Via Companisto habt ihr – als Darlehen – 500.000 Euro eingesammelt. Zudem investiert Silvio Döring noch sechsstellig in Horando. Was habt ihr mit dem Geld vor?
Wir möchten mit dem Kapital unser Wachstum weiter vorantreiben. Unseren bisherigen Weg sind wir ja mehr oder weniger als zwei Mann Team gegangen. Nun möchten wir unsere Strukturen verbessern, uns personell breiter aufstellen und zusätzlich in Online-Marketing investieren. Unser bisheriges Wachstum beruhte bislang auf einem effizientem SEO-Management, jedoch ohne AdWords oder direkter Pay per Click-Kampagnen. Die beiden wichtigsten Erfolgsfaktoren in unserer Branche sind Flexibilität und vor allem Liquidität. Mit dem frischen Kapital können wir Top-Seller Uhren noch leichter vorhalten, schneller zum Kunden liefern und somit am Ende noch mehr Kunden erreichen. Neben einem guten Preis-/Leistungsverhältnis ist nach unserer Erfahrung gerade eine kurze Lieferzeit bzw. sofortige Verfügbarkeit für die Kunden ein entscheidendes Kaufargument.

Bisher habt ihr Horando mittels Bootstrapping hochgezogen. Warum habt ihr nun externes Geld eingesammelt?
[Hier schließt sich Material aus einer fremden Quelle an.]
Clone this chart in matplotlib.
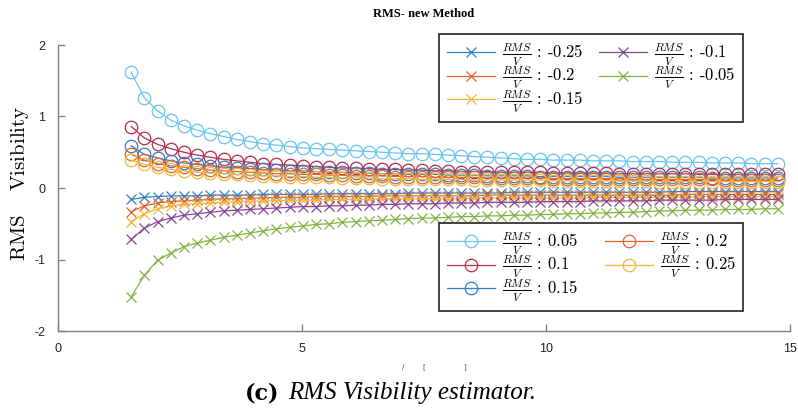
import numpy as np
import matplotlib
matplotlib.use('Agg')
import matplotlib.pyplot as plt

plt.rcParams['mathtext.fontset'] = 'cm'
plt.rcParams['axes.unicode_minus'] = False

# x positions (50 evaluation points)
x = np.linspace(1.5, 14.75, 50)

# positive RMS/V values (circle markers)
pos_labels = ['0.05', '0.1', '0.15', '0.2', '0.25']
p005 = [1.62, 1.26, 1.08, 0.95, 0.87, 0.81, 0.76, 0.72, 0.68, 0.65,
        0.62, 0.60, 0.58, 0.56, 0.55, 0.54, 0.53, 0.52, 0.51, 0.50,
        0.49, 0.48, 0.48, 0.47, 0.46, 0.45, 0.44, 0.43, 0.42, 0.41,
        0.40, 0.40, 0.39, 0.39, 0.39, 0.38, 0.38, 0.38, 0.37, 0.37,
        0.37, 0.36, 0.36, 0.36, 0.35, 0.35, 0.35, 0.34, 0.34, 0.34]
p01 = [0.86, 0.70, 0.61, 0.55, 0.50, 0.46, 0.43, 0.40, 0.38, 0.36,
       0.34, 0.33, 0.32, 0.31, 0.30, 0.29, 0.28, 0.28, 0.27, 0.26,
       0.26, 0.25, 0.25, 0.24, 0.24, 0.23, 0.23, 0.23, 0.22, 0.22,
       0.22, 0.22, 0.21, 0.21, 0.21, 0.21, 0.21, 0.20, 0.20, 0.20,
       0.20, 0.20, 0.20, 0.19, 0.19, 0.19, 0.19, 0.19, 0.19, 0.19]
p015 = [0.59, 0.47, 0.42, 0.38, 0.35, 0.33, 0.31, 0.29, 0.28, 0.27,
        0.26, 0.25, 0.24, 0.24, 0.23, 0.22, 0.22, 0.21, 0.21, 0.20,
        0.20, 0.19, 0.19, 0.19, 0.18, 0.18, 0.18, 0.17, 0.17, 0.17,
        0.17, 0.16, 0.16, 0.16, 0.16, 0.16, 0.16, 0.15, 0.15, 0.15,
        0.15, 0.15, 0.15, 0.15, 0.14, 0.14, 0.14, 0.14, 0.14, 0.14]
p02 = [0.47, 0.39, 0.34, 0.31, 0.29, 0.27, 0.25, 0.24, 0.23, 0.22,
       0.21, 0.20, 0.20, 0.19, 0.19, 0.18, 0.18, 0.17, 0.17, 0.17,
       0.16, 0.16, 0.16, 0.15, 0.15, 0.15, 0.15, 0.14, 0.14, 0.14,
       0.14, 0.14, 0.13, 0.13, 0.13, 0.13, 0.13, 0.13, 0.12, 0.12,
       0.12, 0.12, 0.12, 0.12, 0.12, 0.11, 0.11, 0.11, 0.11, 0.11]
p025 = [0.39, 0.33, 0.29, 0.26, 0.24, 0.22, 0.21, 0.20, 0.19, 0.18,
        0.17, 0.17, 0.16, 0.16, 0.15, 0.15, 0.14, 0.14, 0.14, 0.13,
        0.13, 0.13, 0.12, 0.12, 0.12, 0.12, 0.11, 0.11, 0.11, 0.11,
        0.11, 0.11, 0.10, 0.10, 0.10, 0.10, 0.10, 0.10, 0.10, 0.10,
        0.09, 0.09, 0.09, 0.09, 0.09, 0.09, 0.09, 0.09, 0.09, 0.09]

# negative RMS/V values (cross markers)
neg_labels = ['-0.25', '-0.2', '-0.15', '-0.1', '-0.05']
n025 = [-0.16, -0.13, -0.12, -0.11, -0.11, -0.11, -0.10, -0.10, -0.10, -0.10,
        -0.09, -0.09, -0.09, -0.09, -0.09, -0.08, -0.08, -0.08, -0.08, -0.08,
        -0.08, -0.07, -0.07, -0.07, -0.07, -0.07, -0.07, -0.07, -0.07, -0.06,
        -0.06, -0.06, -0.06, -0.06, -0.06, -0.06, -0.06, -0.06, -0.06, -0.06,
        -0.06, -0.05, -0.05, -0.05, -0.05, -0.05, -0.05, -0.05, -0.05, -0.05]
n02 = [-0.33, -0.25, -0.21, -0.19, -0.18, -0.17, -0.16, -0.15, -0.15, -0.14,
       -0.14, -0.13, -0.13, -0.13, -0.12, -0.12, -0.12, -0.12, -0.12, -0.11,
       -0.11, -0.11, -0.11, -0.11, -0.11, -0.11, -0.11, -0.10, -0.10, -0.10,
       -0.10, -0.10, -0.10, -0.10, -0.10, -0.10, -0.10, -0.10, -0.10, -0.10,
       -0.10, -0.10, -0.09, -0.09, -0.09, -0.09, -0.09, -0.09, -0.09, -0.09]
n015 = [-0.47, -0.36, -0.29, -0.25, -0.23, -0.22, -0.21, -0.20, -0.19, -0.19,
        -0.18, -0.18, -0.17, -0.17, -0.17, -0.16, -0.16, -0.16, -0.16, -0.15,
        -0.15, -0.15, -0.15, -0.15, -0.15, -0.15, -0.14, -0.14, -0.14, -0.14,
        -0.14, -0.14, -0.14, -0.14, -0.14, -0.13, -0.13, -0.13, -0.13, -0.13,
        -0.13, -0.13, -0.13, -0.12, -0.12, -0.12, -0.12, -0.12, -0.12, -0.12]
n01 = [-0.72, -0.56, -0.47, -0.42, -0.38, -0.36, -0.34, -0.32, -0.31, -0.30,
       -0.29, -0.28, -0.27, -0.26, -0.26, -0.25, -0.25, -0.24, -0.24, -0.23,
       -0.23, -0.22, -0.22, -0.22, -0.21, -0.21, -0.21, -0.20, -0.20, -0.20,
       -0.20, -0.19, -0.19, -0.19, -0.19, -0.18, -0.18, -0.18, -0.18, -0.18,
       -0.17, -0.17, -0.17, -0.17, -0.17, -0.16, -0.16, -0.16, -0.16, -0.16]
n005 = [-1.52, -1.22, -1.01, -0.91, -0.82, -0.77, -0.73, -0.69, -0.66, -0.63,
        -0.60, -0.57, -0.55, -0.53, -0.51, -0.50, -0.48, -0.47, -0.46, -0.45,
        -0.44, -0.43, -0.42, -0.42, -0.41, -0.40, -0.40, -0.39, -0.39, -0.38,
        -0.38, -0.37, -0.37, -0.36, -0.36, -0.35, -0.35, -0.34, -0.34, -0.33,
        -0.32, -0.32, -0.31, -0.31, -0.31, -0.30, -0.30, -0.30, -0.29, -0.29]

# MATLAB-like colour order (slightly lighter as in the figure)
c_blue = '#3281C6'
c_orange = '#E2622C'
c_yellow = '#F2B638'
c_purple = '#8A4399'
c_green = '#80B443'
c_cyan = '#6AC4EE'
c_red = '#B52D4A'

neg_series = [n025, n02, n015, n01, n005]
neg_colors = [c_blue, c_orange, c_yellow, c_purple, c_green]
pos_series = [p005, p01, p015, p02, p025]
pos_colors = [c_cyan, c_red, c_blue, c_orange, c_yellow]

fig = plt.figure(figsize=(7.98, 4.15), dpi=100)
ax = fig.add_axes([58 / 798, 1 - 331 / 415, 732 / 798, 286 / 415])

frac = r'$\frac{RMS}{V}$'
neg_handles = []
for vals, col, lab in zip(neg_series, neg_colors, neg_labels):
    h, = ax.plot(x, vals, color=col, lw=0.9, marker='x', ms=7.5, mew=0.9,
                 label=frac + ' : ' + lab)
    neg_handles.append(h)

pos_handles = []
for vals, col, lab in zip(pos_series, pos_colors, pos_labels):
    h, = ax.plot(x, vals, color=col, lw=0.9, marker='o', ms=9, mew=0.9,
                 mfc='none', label=frac + ' : ' + lab)
    pos_handles.append(h)

ax.set_xlim(0, 15)
ax.set_ylim(-2, 2)
ax.set_xticks([0, 5, 10, 15])
ax.set_yticks([-2, -1, 0, 1, 2])
for s in ['top', 'right']:
    ax.spines[s].set_visible(False)
for s in ['left', 'bottom']:
    ax.spines[s].set_color('#808080')
    ax.spines[s].set_linewidth(1.0)
ax.tick_params(direction='in', length=5, width=1.0, color='#808080',
               labelsize=9, labelcolor='#222222', pad=9)
for lbl in ax.get_xticklabels() + ax.get_yticklabels():
    lbl.set_fontfamily('Liberation Sans')

ax.set_title('RMS- new Method', fontfamily='Liberation Serif', fontweight='bold',
             fontsize=9, pad=20)
ax.set_ylabel(r'$\mathrm{RMS\quad\ Visibility}$', fontsize=15)
ax.yaxis.set_label_coords((31 - 58) / 732, (331 - 183) / 286)

leg_kw = dict(ncol=2, frameon=True, fancybox=False, framealpha=1,
              edgecolor='#222222', prop={'family': 'cmr10', 'size': 12},
              handlelength=2.9, handletextpad=0.4, columnspacing=0.8,
              labelspacing=-0.15, borderpad=0.45, borderaxespad=0,
              mode='expand', loc='upper left',
              bbox_transform=fig.transFigure)
leg1 = ax.legend(handles=neg_handles,
                 bbox_to_anchor=(439 / 798, 1 - 120 / 415, 304 / 798, 86 / 415),
                 **leg_kw)
leg1.get_frame().set_linewidth(1.2)
ax.add_artist(leg1)
leg2 = ax.legend(handles=pos_handles,
                 bbox_to_anchor=(439 / 798, 1 - 308 / 415, 304 / 798, 85 / 415),
                 **leg_kw)
leg2.get_frame().set_linewidth(1.2)

# remnants of the hidden x label
for xp, ch in [(403, '/'), (424, '['), (465, ']')]:
    fig.text(xp / 798, 1 - 367 / 415, ch, fontsize=5, ha='center', va='center',
             color='#444444')

# caption
fig.text(245 / 798, 1 - 393 / 415, '(c)', fontfamily='DejaVu Serif',
         fontweight='bold', fontsize=16, va='center', ha='left')
fig.text(288 / 798, 1 - 393 / 415, 'RMS Visibility estimator.',
         fontfamily='Liberation Serif', fontstyle='italic', fontsize=18,
         va='center', ha='left')

fig.savefig('out.png', dpi=100)
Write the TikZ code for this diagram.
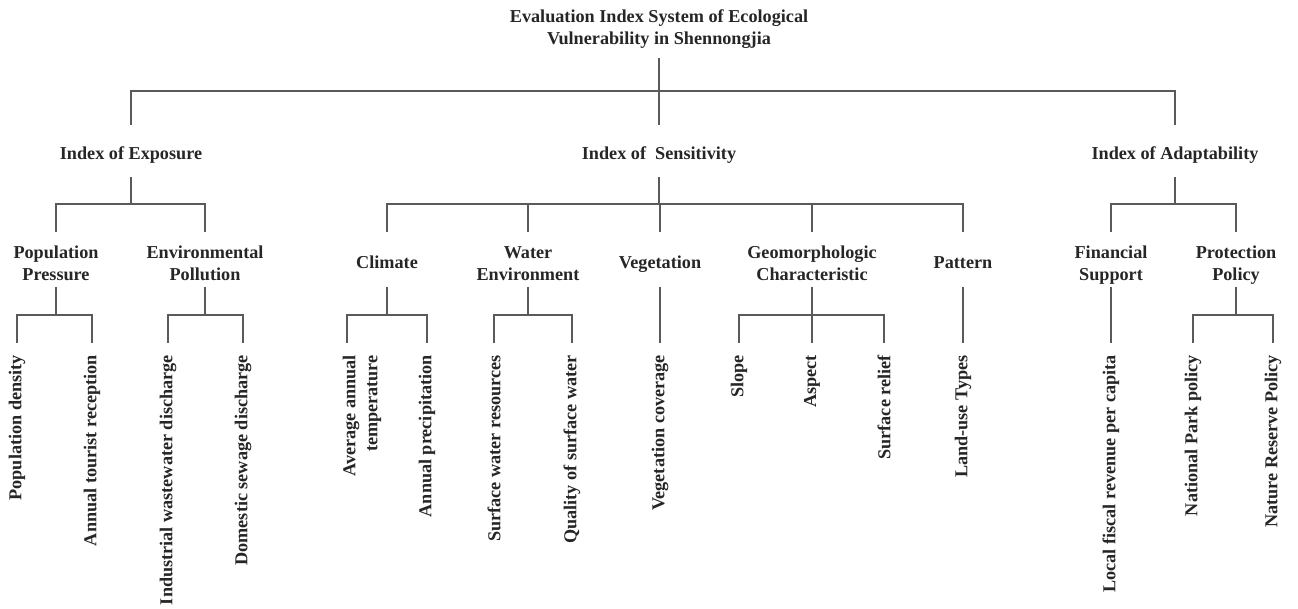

Wir haben Horando über Bootstrapping erfolgreich auf- und ausgebaut, standen aber nach arbeitsintensiven Jahren am Scheideweg: Entweder macht man weiter wie bisher, wächst konstant aber langsam, oder man geht los, strukturiert eine Finanzierungsrunde, gibt Gas und versucht dann eben richtig Fahrt aufzunehmen und zu wachsen. Wir haben ein wirklich gutes Sourcing Netzwerk mit vielen exzellenten Lieferanten. Hier werden uns proaktiv sehr begehrte Modelle von beispielsweise Rolex oder Patek Philippe vor unseren Wettbewerbern angeboten. Diesen Vorteil können wir jetzt mit Hilfe der Finanzierungsrunde nutzen. Außerdem haben wir nun die Möglichkeit, größere Uhrenpakete zu attraktiveren Preisen einzukaufen.

Euer Crowdinvesting habt ihr als Darlehen eingesammelt. Was spricht für euch für dieses Finanzierungsmodell?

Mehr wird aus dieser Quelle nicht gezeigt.